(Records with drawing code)
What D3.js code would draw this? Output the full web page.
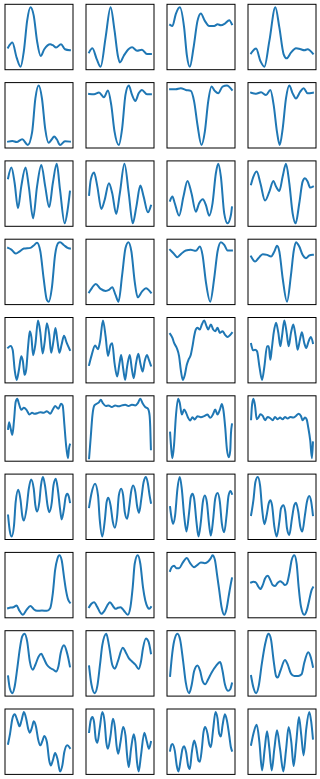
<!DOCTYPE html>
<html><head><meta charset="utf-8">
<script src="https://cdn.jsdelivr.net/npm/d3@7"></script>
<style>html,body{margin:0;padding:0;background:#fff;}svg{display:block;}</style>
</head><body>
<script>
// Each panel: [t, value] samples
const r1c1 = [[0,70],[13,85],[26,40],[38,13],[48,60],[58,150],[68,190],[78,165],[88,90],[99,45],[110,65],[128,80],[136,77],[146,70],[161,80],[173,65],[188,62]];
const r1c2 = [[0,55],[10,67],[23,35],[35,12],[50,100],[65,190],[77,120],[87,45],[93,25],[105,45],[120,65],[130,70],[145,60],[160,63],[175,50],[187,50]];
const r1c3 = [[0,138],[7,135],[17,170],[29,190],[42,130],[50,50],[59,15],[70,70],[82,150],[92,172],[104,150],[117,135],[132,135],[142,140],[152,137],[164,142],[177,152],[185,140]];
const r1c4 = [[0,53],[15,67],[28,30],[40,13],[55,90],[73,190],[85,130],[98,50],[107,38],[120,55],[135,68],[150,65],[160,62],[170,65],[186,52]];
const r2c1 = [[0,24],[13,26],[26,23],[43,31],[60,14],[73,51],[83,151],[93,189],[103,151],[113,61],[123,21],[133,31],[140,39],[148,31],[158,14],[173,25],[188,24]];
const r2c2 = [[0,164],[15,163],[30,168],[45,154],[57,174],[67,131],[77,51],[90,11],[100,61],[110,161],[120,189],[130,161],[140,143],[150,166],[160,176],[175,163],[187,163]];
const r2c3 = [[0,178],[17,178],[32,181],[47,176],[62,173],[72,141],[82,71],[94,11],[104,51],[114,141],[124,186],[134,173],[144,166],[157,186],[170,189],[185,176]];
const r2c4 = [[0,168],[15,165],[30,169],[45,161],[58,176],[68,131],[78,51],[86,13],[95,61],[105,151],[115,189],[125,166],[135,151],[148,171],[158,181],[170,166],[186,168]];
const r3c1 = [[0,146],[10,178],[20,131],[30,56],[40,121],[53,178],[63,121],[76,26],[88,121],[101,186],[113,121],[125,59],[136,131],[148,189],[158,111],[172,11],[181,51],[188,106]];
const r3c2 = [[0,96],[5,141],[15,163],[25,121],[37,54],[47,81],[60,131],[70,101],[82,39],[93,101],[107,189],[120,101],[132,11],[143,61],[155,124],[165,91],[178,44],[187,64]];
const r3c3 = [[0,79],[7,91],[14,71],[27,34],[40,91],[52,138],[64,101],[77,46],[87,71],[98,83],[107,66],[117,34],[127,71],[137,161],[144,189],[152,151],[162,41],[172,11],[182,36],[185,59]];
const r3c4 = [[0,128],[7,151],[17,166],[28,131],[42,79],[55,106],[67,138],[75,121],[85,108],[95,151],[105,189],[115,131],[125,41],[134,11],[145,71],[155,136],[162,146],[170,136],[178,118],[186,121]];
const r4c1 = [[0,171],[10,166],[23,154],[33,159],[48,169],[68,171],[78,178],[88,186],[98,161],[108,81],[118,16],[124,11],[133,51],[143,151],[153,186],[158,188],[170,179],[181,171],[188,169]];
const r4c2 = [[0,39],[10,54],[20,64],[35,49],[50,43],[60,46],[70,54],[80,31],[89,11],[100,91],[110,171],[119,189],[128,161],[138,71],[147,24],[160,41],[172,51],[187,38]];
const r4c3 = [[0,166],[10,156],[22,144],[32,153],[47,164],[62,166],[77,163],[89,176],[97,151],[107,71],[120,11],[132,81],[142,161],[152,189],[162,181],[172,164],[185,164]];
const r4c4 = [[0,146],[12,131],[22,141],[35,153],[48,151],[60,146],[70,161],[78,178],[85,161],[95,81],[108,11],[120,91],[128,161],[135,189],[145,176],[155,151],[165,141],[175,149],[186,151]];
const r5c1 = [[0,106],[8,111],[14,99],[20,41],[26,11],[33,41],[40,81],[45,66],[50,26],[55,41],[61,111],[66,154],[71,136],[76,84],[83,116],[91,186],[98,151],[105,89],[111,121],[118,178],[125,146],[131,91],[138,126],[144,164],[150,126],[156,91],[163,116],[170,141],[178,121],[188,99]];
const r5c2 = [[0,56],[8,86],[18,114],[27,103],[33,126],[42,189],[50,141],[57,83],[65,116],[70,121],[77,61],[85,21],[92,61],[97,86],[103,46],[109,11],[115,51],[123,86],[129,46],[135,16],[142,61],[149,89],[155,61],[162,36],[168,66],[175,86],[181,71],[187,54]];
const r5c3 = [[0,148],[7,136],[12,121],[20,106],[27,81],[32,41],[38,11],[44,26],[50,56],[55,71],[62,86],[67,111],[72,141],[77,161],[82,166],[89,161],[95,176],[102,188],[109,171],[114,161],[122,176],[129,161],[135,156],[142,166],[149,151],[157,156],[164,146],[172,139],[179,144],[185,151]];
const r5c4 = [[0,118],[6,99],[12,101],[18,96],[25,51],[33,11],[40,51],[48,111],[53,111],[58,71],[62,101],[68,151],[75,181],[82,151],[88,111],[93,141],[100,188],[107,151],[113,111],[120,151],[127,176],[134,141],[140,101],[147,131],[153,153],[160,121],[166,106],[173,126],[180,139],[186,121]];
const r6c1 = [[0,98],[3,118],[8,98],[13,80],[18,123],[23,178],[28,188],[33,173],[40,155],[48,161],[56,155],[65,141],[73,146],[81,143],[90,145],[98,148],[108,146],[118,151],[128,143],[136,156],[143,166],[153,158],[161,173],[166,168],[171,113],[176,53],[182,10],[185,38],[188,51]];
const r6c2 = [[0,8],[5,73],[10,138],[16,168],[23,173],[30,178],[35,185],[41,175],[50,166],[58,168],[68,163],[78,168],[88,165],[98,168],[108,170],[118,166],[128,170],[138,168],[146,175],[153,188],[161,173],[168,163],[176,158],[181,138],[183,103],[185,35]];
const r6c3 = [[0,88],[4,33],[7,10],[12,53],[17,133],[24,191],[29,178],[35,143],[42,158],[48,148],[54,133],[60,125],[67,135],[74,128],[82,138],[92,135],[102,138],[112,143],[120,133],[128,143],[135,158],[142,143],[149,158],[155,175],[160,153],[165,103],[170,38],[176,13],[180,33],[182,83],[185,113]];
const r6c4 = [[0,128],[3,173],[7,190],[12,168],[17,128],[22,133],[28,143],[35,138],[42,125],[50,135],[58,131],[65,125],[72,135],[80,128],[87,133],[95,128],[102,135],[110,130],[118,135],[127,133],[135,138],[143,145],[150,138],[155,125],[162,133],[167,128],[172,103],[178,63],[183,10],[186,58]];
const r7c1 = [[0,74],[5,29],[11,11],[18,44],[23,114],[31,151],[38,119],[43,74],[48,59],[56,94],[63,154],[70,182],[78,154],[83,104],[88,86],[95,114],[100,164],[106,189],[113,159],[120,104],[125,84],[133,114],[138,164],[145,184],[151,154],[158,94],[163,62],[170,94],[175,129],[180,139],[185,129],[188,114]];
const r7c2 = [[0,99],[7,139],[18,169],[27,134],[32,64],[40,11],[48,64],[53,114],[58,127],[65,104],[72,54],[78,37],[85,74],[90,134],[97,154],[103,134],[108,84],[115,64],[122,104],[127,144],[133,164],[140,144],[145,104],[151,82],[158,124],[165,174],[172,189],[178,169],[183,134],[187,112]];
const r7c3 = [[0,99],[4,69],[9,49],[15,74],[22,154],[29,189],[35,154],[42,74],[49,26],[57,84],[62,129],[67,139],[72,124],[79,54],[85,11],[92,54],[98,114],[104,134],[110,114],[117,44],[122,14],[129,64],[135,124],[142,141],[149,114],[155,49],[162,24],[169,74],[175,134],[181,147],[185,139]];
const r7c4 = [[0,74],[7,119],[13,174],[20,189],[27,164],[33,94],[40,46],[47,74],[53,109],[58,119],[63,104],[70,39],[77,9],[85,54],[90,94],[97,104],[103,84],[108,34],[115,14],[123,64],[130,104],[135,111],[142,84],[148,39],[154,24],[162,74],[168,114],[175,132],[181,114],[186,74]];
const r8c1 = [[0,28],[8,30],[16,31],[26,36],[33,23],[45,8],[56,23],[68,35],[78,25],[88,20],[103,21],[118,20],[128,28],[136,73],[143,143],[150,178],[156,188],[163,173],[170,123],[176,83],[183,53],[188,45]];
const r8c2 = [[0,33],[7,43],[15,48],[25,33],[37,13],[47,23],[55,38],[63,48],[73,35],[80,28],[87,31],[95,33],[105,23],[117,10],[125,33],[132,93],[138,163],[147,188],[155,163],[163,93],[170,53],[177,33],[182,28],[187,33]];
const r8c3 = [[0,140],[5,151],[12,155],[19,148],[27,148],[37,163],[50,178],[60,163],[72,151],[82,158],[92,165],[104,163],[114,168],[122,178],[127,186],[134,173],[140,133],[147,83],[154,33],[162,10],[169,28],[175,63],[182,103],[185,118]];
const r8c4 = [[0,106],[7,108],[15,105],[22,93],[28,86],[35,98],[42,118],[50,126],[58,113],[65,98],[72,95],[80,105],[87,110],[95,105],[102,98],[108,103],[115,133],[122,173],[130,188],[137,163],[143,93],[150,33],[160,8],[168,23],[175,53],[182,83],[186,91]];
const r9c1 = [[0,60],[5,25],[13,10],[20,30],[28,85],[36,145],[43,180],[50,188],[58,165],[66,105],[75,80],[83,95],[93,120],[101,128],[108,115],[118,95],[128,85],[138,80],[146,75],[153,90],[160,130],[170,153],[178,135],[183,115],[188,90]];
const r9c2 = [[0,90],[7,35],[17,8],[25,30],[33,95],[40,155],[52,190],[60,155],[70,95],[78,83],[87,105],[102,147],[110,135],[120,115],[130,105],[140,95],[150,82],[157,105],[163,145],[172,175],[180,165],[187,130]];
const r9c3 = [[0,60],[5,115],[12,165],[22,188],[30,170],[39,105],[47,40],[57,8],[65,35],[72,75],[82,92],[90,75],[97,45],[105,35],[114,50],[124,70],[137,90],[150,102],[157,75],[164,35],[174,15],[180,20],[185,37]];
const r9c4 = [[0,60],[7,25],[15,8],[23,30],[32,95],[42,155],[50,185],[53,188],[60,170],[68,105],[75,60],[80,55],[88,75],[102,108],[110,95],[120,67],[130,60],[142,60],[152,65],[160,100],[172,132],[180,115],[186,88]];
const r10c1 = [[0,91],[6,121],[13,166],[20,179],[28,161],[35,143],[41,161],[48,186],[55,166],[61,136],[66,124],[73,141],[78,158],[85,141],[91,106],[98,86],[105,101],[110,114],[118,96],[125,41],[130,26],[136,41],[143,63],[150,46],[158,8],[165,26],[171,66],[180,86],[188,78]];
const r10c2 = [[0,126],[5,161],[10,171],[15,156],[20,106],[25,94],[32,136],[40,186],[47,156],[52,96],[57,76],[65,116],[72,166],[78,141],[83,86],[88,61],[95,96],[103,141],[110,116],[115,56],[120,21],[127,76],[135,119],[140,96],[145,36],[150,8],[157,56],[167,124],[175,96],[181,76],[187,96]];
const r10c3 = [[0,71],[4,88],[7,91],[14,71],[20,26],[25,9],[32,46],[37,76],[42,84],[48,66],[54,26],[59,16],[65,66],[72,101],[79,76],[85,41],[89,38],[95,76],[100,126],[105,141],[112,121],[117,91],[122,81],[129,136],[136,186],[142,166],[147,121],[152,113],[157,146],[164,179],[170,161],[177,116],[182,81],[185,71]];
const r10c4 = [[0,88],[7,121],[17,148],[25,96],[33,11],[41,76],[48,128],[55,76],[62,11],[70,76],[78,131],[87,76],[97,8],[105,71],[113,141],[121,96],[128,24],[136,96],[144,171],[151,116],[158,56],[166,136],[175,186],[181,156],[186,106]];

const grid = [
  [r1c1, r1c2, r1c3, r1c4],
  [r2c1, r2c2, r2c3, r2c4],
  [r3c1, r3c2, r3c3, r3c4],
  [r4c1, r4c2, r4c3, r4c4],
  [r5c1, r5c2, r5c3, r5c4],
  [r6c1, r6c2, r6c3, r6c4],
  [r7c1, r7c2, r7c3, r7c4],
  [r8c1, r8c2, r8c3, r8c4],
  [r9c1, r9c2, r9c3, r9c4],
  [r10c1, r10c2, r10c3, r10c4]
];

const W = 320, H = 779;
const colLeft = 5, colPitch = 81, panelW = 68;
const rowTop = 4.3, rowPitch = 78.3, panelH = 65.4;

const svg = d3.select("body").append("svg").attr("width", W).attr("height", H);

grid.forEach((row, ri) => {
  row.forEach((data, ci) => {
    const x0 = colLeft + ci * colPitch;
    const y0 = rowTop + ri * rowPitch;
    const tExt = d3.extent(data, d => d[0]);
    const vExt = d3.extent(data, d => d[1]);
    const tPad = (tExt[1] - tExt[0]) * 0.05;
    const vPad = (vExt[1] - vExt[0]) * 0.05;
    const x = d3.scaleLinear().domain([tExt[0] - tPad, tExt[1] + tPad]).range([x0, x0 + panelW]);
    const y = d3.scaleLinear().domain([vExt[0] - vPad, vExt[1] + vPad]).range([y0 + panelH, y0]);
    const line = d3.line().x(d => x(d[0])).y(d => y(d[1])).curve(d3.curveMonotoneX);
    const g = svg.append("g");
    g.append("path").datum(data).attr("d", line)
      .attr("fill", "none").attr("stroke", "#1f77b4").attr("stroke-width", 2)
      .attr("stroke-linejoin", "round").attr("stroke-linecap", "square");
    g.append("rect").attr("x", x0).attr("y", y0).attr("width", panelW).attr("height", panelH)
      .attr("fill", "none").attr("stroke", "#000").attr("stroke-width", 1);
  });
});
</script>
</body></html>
==
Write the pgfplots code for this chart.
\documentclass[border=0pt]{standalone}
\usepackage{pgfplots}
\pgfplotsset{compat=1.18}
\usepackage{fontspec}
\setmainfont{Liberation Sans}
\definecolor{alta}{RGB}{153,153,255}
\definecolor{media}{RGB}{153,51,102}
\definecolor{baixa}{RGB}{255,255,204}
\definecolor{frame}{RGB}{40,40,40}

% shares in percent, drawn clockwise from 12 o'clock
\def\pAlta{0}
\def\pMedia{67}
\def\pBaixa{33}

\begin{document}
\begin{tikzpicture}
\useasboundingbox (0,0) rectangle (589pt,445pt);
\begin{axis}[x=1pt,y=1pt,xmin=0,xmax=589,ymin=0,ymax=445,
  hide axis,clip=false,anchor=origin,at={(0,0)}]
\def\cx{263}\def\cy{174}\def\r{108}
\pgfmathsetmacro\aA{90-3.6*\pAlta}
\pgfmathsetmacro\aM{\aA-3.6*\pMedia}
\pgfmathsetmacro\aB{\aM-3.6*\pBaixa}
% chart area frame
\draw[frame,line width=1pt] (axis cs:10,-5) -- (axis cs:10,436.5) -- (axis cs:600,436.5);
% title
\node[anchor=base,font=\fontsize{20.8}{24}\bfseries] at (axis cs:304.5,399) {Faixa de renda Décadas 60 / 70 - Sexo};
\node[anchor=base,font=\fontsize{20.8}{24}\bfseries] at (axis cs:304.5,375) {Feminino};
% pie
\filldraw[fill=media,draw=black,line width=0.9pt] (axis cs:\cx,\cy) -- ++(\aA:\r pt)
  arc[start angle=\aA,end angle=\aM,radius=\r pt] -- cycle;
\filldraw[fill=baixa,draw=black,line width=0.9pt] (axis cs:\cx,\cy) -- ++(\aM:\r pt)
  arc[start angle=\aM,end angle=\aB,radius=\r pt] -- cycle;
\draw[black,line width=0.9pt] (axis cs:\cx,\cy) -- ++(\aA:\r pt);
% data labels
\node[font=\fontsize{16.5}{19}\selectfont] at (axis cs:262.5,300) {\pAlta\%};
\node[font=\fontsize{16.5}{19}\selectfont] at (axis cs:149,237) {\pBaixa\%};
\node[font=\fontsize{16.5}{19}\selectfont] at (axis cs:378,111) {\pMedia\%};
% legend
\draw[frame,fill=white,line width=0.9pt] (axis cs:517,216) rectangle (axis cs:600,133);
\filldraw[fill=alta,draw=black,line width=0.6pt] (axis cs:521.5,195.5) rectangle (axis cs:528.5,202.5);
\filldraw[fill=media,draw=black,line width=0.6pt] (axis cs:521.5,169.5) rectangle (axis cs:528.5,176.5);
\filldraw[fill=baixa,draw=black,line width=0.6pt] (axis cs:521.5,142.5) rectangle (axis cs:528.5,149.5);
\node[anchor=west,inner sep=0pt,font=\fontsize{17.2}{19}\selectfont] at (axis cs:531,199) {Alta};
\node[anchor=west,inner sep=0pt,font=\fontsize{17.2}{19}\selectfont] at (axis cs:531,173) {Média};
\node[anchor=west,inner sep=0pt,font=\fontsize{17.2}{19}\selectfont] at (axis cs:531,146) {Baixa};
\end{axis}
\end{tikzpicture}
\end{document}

Work to do: Which lines include "this"? Copy each of them out.

Solved exercise:
What D3.js code would draw this? Output the full web page.
Write the pgfplots code for this chart.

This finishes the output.